When it comes to remembering the 2008 NFL season, one of the more alarming trends will be the rise of the prima donna wide receiver. From Chad Johnson officially changing his name to Ocho Cinco to T.O. saying Dallas is home of the second greatest conspiracy ever to happen in history, fans have been treated to wide receivers who think they are the most important person on the field when the offensive unit has the ball. True we have seen wide receivers put up epic numbers in recent years when it comes to receptions and touchdowns. As a result, the egos of a few wide receivers have increased along with their statistics. But does this increased statistic production mean the team will be able to bring home the Super Bowl trophy at the end of the season?
In 2007 the New England Patriots stormed through the regular and post season with a dominate offense. The offensive unit was le by two wide receivers that were having career seasons. Randy moss was responsible for 98 catches for 1,493 yards and a staggering 23 touchdowns, while his teammate, Wes Welker hauled in 112 catches for 1,175 yards and 8 scores. Despite these amazing numbers, the Patriots lost to the New York Giants in the Super Bowl.
Two of the top wide receivers during the 2006 NFL season were Andre Johnson of the Houston Texans and Mike Furrey of the Detroit Lions. Johnson led the league with 103 catches for 1,147 yards and 5 scores and Furrey finished 2006 with 98 catches for 1,086 yards and 8 touchdowns. Needless to say, neither the Texans nor the Lions were unable to advance to the playoffs. Marvin Harrison, wide receiver of the eventual Super Bowl champions Indianapolis Colts, did have a Pro Bowl season with 95 catches for 1,366 yards and 12 touchdowns. What makes Harrison the exception to this trend because his production in the post season dipped where he only managed 18 receptions and no touchdowns? Maybe this is why Harrison seems to be one of those few wide receivers who never flaunts on the field.
In the 2005 season, we saw the Pittsburgh Steelers win the Super Bowl by defeating the Seattle Seahawks. Hines Ward was their leading receiver with 69 catches for 975 yards and 11 touchdowns. In comparison, the two top receivers in the league were Steve Smith, of the Carolina Panthers, and Larry Fitzgerald, of the Arizona Cardinals. The Cardinals were not able to make the playoffs with Fitzgerald catching 103 passes for 1,409 yards and 10 touchdowns. The Panthers did advance to the playoffs with Smith’s 103 receptions for 1,563 yards and 12 touchdowns, but they were unable to advance to the Super Bowl.

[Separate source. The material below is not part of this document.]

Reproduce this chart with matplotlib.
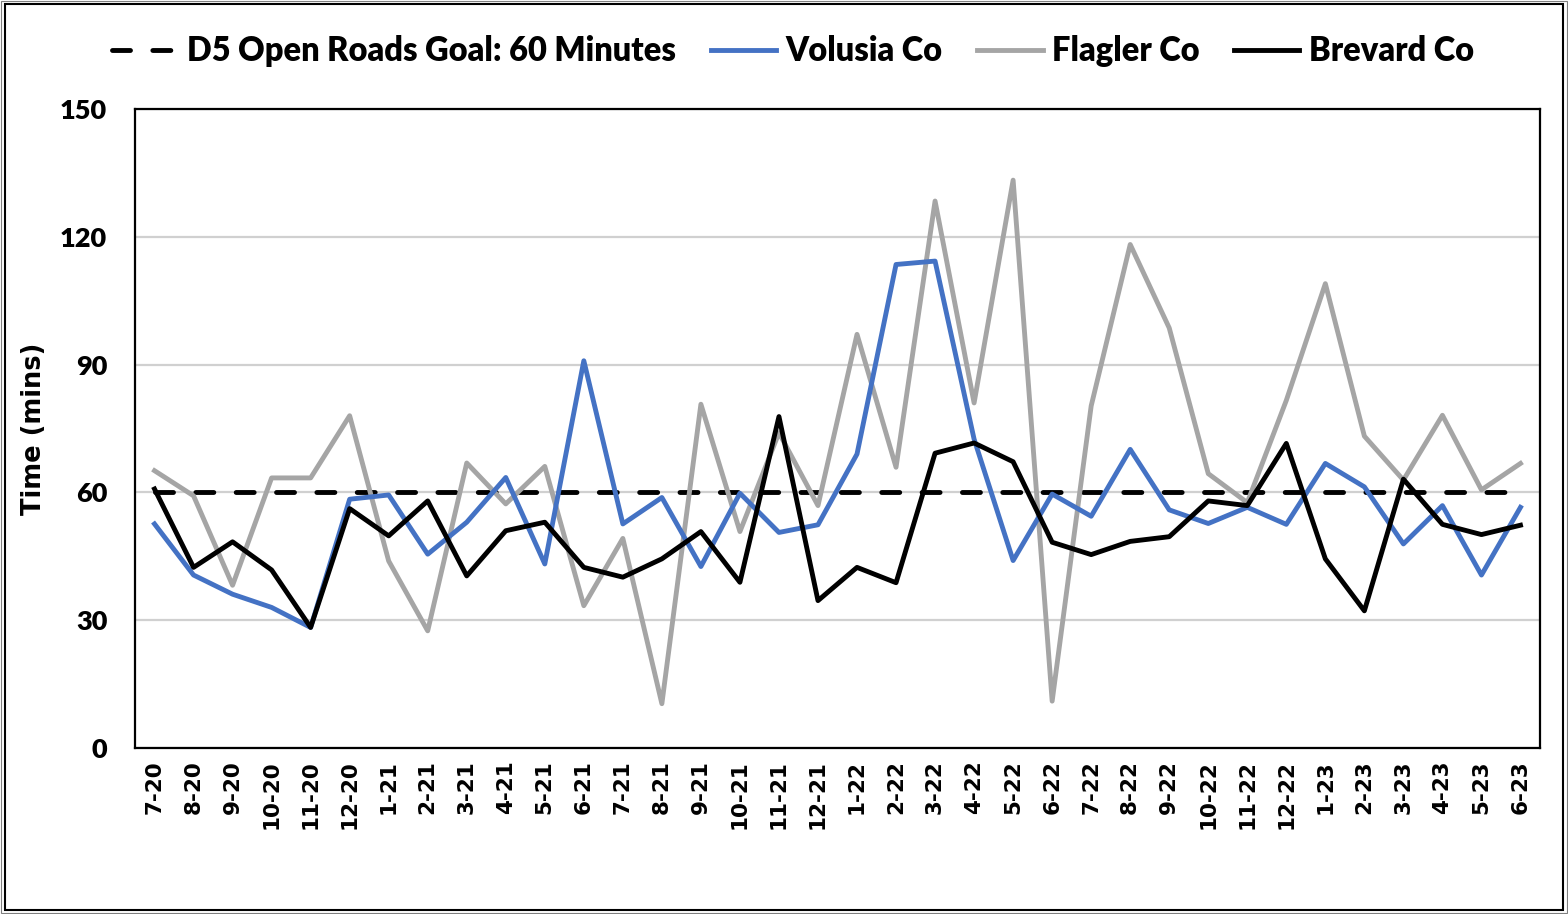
import numpy as np
import matplotlib
matplotlib.use('Agg')
import matplotlib.pyplot as plt
from matplotlib.patches import Rectangle

# month labels
months = ['7-20', '8-20', '9-20', '10-20', '11-20', '12-20',
          '1-21', '2-21', '3-21', '4-21', '5-21', '6-21',
          '7-21', '8-21', '9-21', '10-21', '11-21', '12-21',
          '1-22', '2-22', '3-22', '4-22', '5-22', '6-22',
          '7-22', '8-22', '9-22', '10-22', '11-22', '12-22',
          '1-23', '2-23', '3-23', '4-23', '5-23', '6-23']

# time to open roads (mins)
volusia = [52.6, 40.6, 36.1, 33.0, 28.3, 58.4, 59.4, 45.5, 53.0, 63.5, 43.2, 90.9,
           52.6, 58.8, 42.6, 59.8, 50.6, 52.4, 69.0, 113.5, 114.3, 72.5, 44.0, 59.6,
           54.4, 70.1, 55.9, 52.7, 56.5, 52.5, 66.8, 61.3, 47.9, 56.9, 40.6, 56.5]
flagler = [65.1, 59.2, 38.2, 63.4, 63.4, 78.0, 43.9, 27.5, 66.9, 57.3, 66.1, 33.4,
           49.2, 10.4, 80.7, 50.8, 74.0, 56.9, 97.1, 65.9, 128.4, 81.0, 133.3, 11.0,
           80.3, 118.2, 98.6, 64.4, 57.6, 81.6, 109.0, 73.2, 62.9, 78.1, 60.6, 66.8]
brevard = [60.8, 42.4, 48.4, 41.8, 28.3, 56.2, 49.8, 58.0, 40.4, 51.0, 53.0, 42.4,
           40.1, 44.4, 50.8, 38.9, 77.8, 34.6, 42.4, 38.8, 69.2, 71.6, 67.2, 48.3,
           45.4, 48.5, 49.6, 58.0, 56.9, 71.5, 44.4, 32.2, 63.1, 52.5, 50.1, 52.3]
goal = 60

calib = ['Lato', 'DejaVu Sans']
wide = ['DejaVu Sans']

fig = plt.figure(figsize=(15.68, 9.14), dpi=100)
ax = fig.add_axes([135/1568, 1 - 748/914, (1540 - 135)/1568, (748 - 109)/914])

x = np.arange(len(months))
lw = 3.5

ax.plot(x, [goal] * len(months), color='black', lw=lw, ls=(0, (3.7, 4.6)),
        dash_capstyle='round', label='D5 Open Roads Goal: 60 Minutes', zorder=3)
ax.plot(x, volusia, color='#4472C4', lw=lw, label='Volusia Co', zorder=4)
ax.plot(x, flagler, color='#A5A5A5', lw=lw, label='Flagler Co', zorder=3)
ax.plot(x, brevard, color='black', lw=lw, label='Brevard Co', zorder=5)

ax.set_xlim(-0.5, len(months) - 0.5)
ax.set_ylim(0, 150)
ax.set_yticks([0, 30, 60, 90, 120, 150])
ax.yaxis.grid(True, color='#D0D0D0', lw=1.6, zorder=0)
ax.set_axisbelow(True)

ax.set_xticks(x)
ax.set_xticklabels(months, rotation=90, fontsize=15.5, fontweight='bold', family=wide)
ax.tick_params(axis='x', length=0, pad=9)
ax.tick_params(axis='y', length=0, pad=20)
for lbl in ax.get_yticklabels():
    lbl.set_fontfamily(calib)
    lbl.set_fontweight('heavy')
    lbl.set_fontsize(19.5)

ax.set_ylabel('Time (mins)', fontsize=18.5, fontweight='bold', family=wide)
ax.yaxis.set_label_coords(-0.0626, 0.5)

for s in ax.spines.values():
    s.set_linewidth(1.6)
    s.set_color('black')

fig.legend(loc='center', bbox_to_anchor=(0.506, 0.944), ncol=4, frameon=False,
           prop={'family': calib, 'weight': 'heavy', 'size': 23.5},
           handlelength=2.0, handletextpad=0.3, columnspacing=1.05)

# outer chart border
fig.add_artist(Rectangle((1/1568, 1/914), 1566/1568, 912/914, transform=fig.transFigure,
                         fill=False, ec='#7F7F7F', lw=0.8))
fig.add_artist(Rectangle((5/1568, 4/914), 1558/1568, 906/914, transform=fig.transFigure,
                         fill=False, ec='black', lw=1.5))

fig.savefig('out.png', dpi=100)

The real evidence that shows how successful a NFL team can be with little production from the wide receiver role took place in 2003 and 2004 with the New England Patriots. Both years, the Patriots were able to win the Super Bowl where their top wide receiver did not have more than 58 receptions. Meanwhile there were less successful teams that boasted receivers like Torry Holt, who had 117 receptions in 2003 or Mushin Muhammad who hauled in 16 touchdown receptions in 2004.
Think about this when you are looking at the teams who are going to advance to the playoffs in 2008. Will the Arizona Cardinals be able to break the trend and win a Super Bowl with two of the best wide receivers in the game or will a team like the Tennessee Titans win the whole thing while their leading receiver is a tight end? Wide receivers need to check their egos at the door and remember they are only as good as their offense lets them be. Some have realized this and are more content with less statistics in exchange for a win, while others have not.

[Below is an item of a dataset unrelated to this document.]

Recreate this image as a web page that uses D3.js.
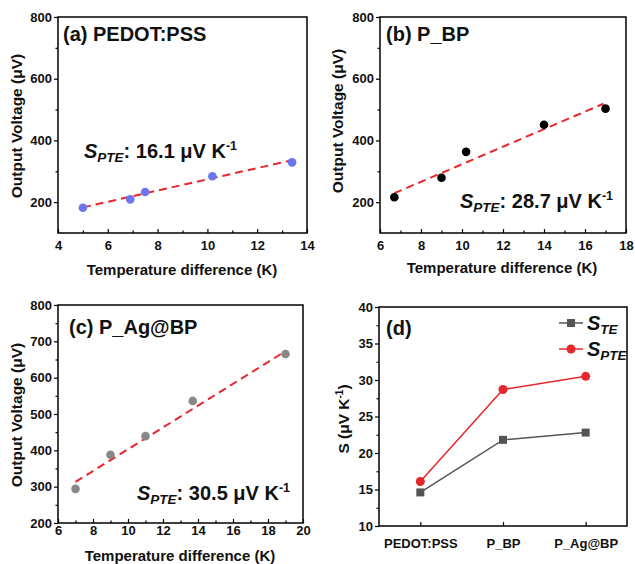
<!DOCTYPE html>
<html>
<head>
<meta charset="utf-8">
<script src="https://cdn.jsdelivr.net/npm/d3@7.9.0/dist/d3.min.js"></script>
<style>
  html, body { margin: 0; padding: 0; background: #fff; }
  svg { display: block; font-family: "Liberation Sans", Arial, sans-serif; font-weight: bold; }
</style>
</head>
<body>
<svg id="chart" width="635" height="564"></svg>
<script>
// ── data ─────────────────────────────────────────────────────────────
// (a) PEDOT:PSS
const aDT = [5, 6.9, 7.5, 10.2, 13.4];
const aV = [182, 209, 233, 284, 329];
const aFitX = [5, 13.3];
const aFitY = [183, 334];
// (b) P_BP
const bDT = [6.7, 9, 10.2, 14, 17];
const bV = [216, 279, 363, 451, 503];
const bFitX = [6.7, 16.9];
const bFitY = [229, 519];
// (c) P_Ag@BP
const cDT = [7, 9, 11, 13.7, 19];
const cV = [294, 388, 439, 536, 665];
const cFitX = [7, 18.9];
const cFitY = [313, 670];
// (d) summary
const samples = ['PEDOT:PSS', 'P_BP', 'P_Ag@BP'];
const sTE = [14.6, 21.8, 22.8];
const sPTE = [16.1, 28.7, 30.5];

const svg = d3.select('#chart');
const RED = '#e8262d';

// frame with axes; left ticks out, bottom ticks in
function frame(x, y, opt) {
  const g = svg.append('g');
  const [x0, x1] = x.range();
  const [y0, y1] = y.range();

  const left = d3.axisLeft(y).tickValues(opt.yTicks).tickSize(4).tickSizeOuter(0).tickPadding(2);
  g.append('g').attr('transform', `translate(${x0},0)`).call(left);
  g.append('g').attr('transform', `translate(${x0},0)`)
    .call(d3.axisLeft(y).tickValues(opt.yMinor).tickSize(2.5).tickSizeOuter(0).tickFormat(''));

  const bottom = d3.axisBottom(x).tickValues(opt.xTicks).tickSize(-4).tickSizeOuter(0).tickPadding(opt.xPad);
  g.append('g').attr('transform', `translate(0,${y0})`).call(bottom);
  if (opt.xMinor) {
    g.append('g').attr('transform', `translate(0,${y0})`)
      .call(d3.axisBottom(x).tickValues(opt.xMinor).tickSize(-2.5).tickSizeOuter(0).tickFormat(''));
  }

  g.selectAll('.domain').remove();
  g.selectAll('.tick line').attr('stroke', '#000').attr('stroke-width', 1.2);
  g.selectAll('.tick text').attr('font-size', 13).attr('font-weight', 'bold')
    .attr('font-family', '"Liberation Sans", Arial, sans-serif').attr('fill', '#111');

  g.append('rect')
    .attr('x', x0).attr('y', y1)
    .attr('width', x1 - x0).attr('height', y0 - y1)
    .attr('fill', 'none').attr('stroke', '#000').attr('stroke-width', 1.5);
  return g;
}

function label(g, text, x, y, size, rotate) {
  const t = g.append('text')
    .attr('font-size', size).attr('fill', '#111')
    .attr('text-anchor', 'middle').text(text);
  if (rotate) t.attr('transform', `translate(${x},${y}) rotate(-90)`);
  else t.attr('x', x).attr('y', y);
  return t;
}

// "S_PTE: 16.1 μV K-1"
function spte(g, x, y, value) {
  const t = g.append('text').attr('x', x).attr('y', y).attr('font-size', 20).attr('fill', '#111');
  t.append('tspan').attr('font-style', 'italic').text('S');
  t.append('tspan').attr('font-style', 'italic').attr('font-size', 13.5).attr('dy', 4).text('PTE');
  t.append('tspan').attr('dy', -4).text(`: ${value} μV K`);
  t.append('tspan').attr('font-size', 12.5).attr('dy', -8).text('-1');
}

function scatter(cfg) {
  const x = d3.scaleLinear().domain(cfg.xDomain).range(cfg.xRange);
  const y = d3.scaleLinear().domain(cfg.yDomain).range(cfg.yRange);
  const g = frame(x, y, cfg);

  g.append('line')
    .attr('x1', x(cfg.fitX[0])).attr('y1', y(cfg.fitY[0]))
    .attr('x2', x(cfg.fitX[1])).attr('y2', y(cfg.fitY[1]))
    .attr('stroke', RED).attr('stroke-width', 2).attr('stroke-dasharray', '8,5');

  g.selectAll('circle.pt').data(cfg.dt).join('circle')
    .attr('class', 'pt')
    .attr('cx', d => x(d)).attr('cy', (d, i) => y(cfg.v[i]))
    .attr('r', 4.3).attr('fill', cfg.color);

  g.append('text').attr('x', cfg.title[1]).attr('y', cfg.title[2])
    .attr('font-size', 20).attr('fill', '#111').text(cfg.title[0]);

  label(g, 'Output Voltage (μV)', cfg.yLab[0], cfg.yLab[1], 15.5, true);
  label(g, 'Temperature difference (K)', cfg.xLab[0], cfg.xLab[1], 15);
  spte(g, cfg.ann[0], cfg.ann[1], cfg.ann[2]);
}

const odd = (a, b) => d3.range(a, b + 0.1, 2);

scatter({
  xDomain: [4, 14], xRange: [58, 307], yDomain: [100, 800], yRange: [233, 17],
  xTicks: d3.range(4, 15, 2), xMinor: odd(5, 13), yTicks: [200, 400, 600, 800], yMinor: [300, 500, 700],
  xPad: 8, dt: aDT, v: aV, fitX: aFitX, fitY: aFitY, color: '#6a75ee',
  title: ['(a) PEDOT:PSS', 63, 41], yLab: [22, 126], xLab: [182, 275], ann: [84, 158, '16.1']
});

scatter({
  xDomain: [6, 18], xRange: [380, 626], yDomain: [100, 800], yRange: [233, 17],
  xTicks: d3.range(6, 19, 2), xMinor: odd(7, 17), yTicks: [200, 400, 600, 800], yMinor: [300, 500, 700],
  xPad: 8, dt: bDT, v: bV, fitX: bFitX, fitY: bFitY, color: '#000',
  title: ['(b) P_BP', 386, 41], yLab: [343, 121], xLab: [502, 273], ann: [460, 208, '28.7']
});

scatter({
  xDomain: [6, 20], xRange: [58, 303], yDomain: [200, 800], yRange: [523, 305],
  xTicks: d3.range(6, 21, 2), xMinor: odd(7, 19), yTicks: d3.range(200, 801, 100), yMinor: d3.range(250, 800, 100),
  xPad: 3, dt: cDT, v: cV, fitX: cFitX, fitY: cFitY, color: '#888',
  title: ['(c) P_Ag@BP', 69, 334], yLab: [22, 415], xLab: [180, 561], ann: [137, 500, '30.5']
});

// (d)
{
  const x = d3.scalePoint().domain(samples).range([379, 627]).padding(0.5);
  const y = d3.scaleLinear().domain([10, 40]).range([526, 307]);
  const g = frame(x, y, {
    yTicks: d3.range(10, 41, 5), yMinor: d3.range(12.5, 40, 5),
    xTicks: samples, xPad: 13
  });

  const line = d3.line().x((d, i) => x(samples[i])).y(d => y(d));
  g.append('path').datum(sTE).attr('d', line).attr('fill', 'none').attr('stroke', '#555').attr('stroke-width', 1.5);
  g.append('path').datum(sPTE).attr('d', line).attr('fill', 'none').attr('stroke', RED).attr('stroke-width', 1.5);

  g.selectAll('rect.te').data(sTE).join('rect').attr('class', 'te')
    .attr('x', (d, i) => x(samples[i]) - 4).attr('y', d => y(d) - 4)
    .attr('width', 8).attr('height', 8).attr('fill', '#555');
  g.selectAll('circle.pte').data(sPTE).join('circle').attr('class', 'pte')
    .attr('cx', (d, i) => x(samples[i])).attr('cy', d => y(d))
    .attr('r', 4.5).attr('fill', RED);

  g.append('text').attr('x', 386).attr('y', 335).attr('font-size', 20).attr('fill', '#111').text('(d)');

  const yl = g.append('text').attr('font-size', 15.5).attr('fill', '#111').attr('text-anchor', 'middle')
    .attr('transform', 'translate(349,419) rotate(-90)');
  yl.append('tspan').text('S (μV K');
  yl.append('tspan').attr('font-size', 10).attr('dy', -6).text('-1');
  yl.append('tspan').attr('dy', 6).text(')');

  // legend
  const leg = [['TE', '#555', 'rect'], ['PTE', RED, 'circle']];
  leg.forEach(([sub, col, shape], i) => {
    const ly = 323 + i * 26;
    g.append('line').attr('x1', 559).attr('x2', 583).attr('y1', ly).attr('y2', ly)
      .attr('stroke', col).attr('stroke-width', 1.5);
    if (shape === 'rect') {
      g.append('rect').attr('x', 567).attr('y', ly - 4).attr('width', 8).attr('height', 8).attr('fill', col);
    } else {
      g.append('circle').attr('cx', 571).attr('cy', ly).attr('r', 4.5).attr('fill', col);
    }
    const t = g.append('text').attr('x', 587).attr('y', ly + 7).attr('font-size', 20)
      .attr('font-style', 'italic').attr('fill', '#111');
    t.append('tspan').text('S');
    t.append('tspan').attr('font-size', 13.5).attr('dy', 4).text(sub);
  });
}
</script>
</body>
</html>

A few bad apples have ruined the position’s image for the fans and those on the outside. Though a wide receiver statistical prominence may be great for your fantasy football team, it is not always the best thing for the real thing. The rising young wide receivers in the NFL need to remember they are not bigger than the game, no matter how fancy their touchdown celebration is or how many yards they can rack up.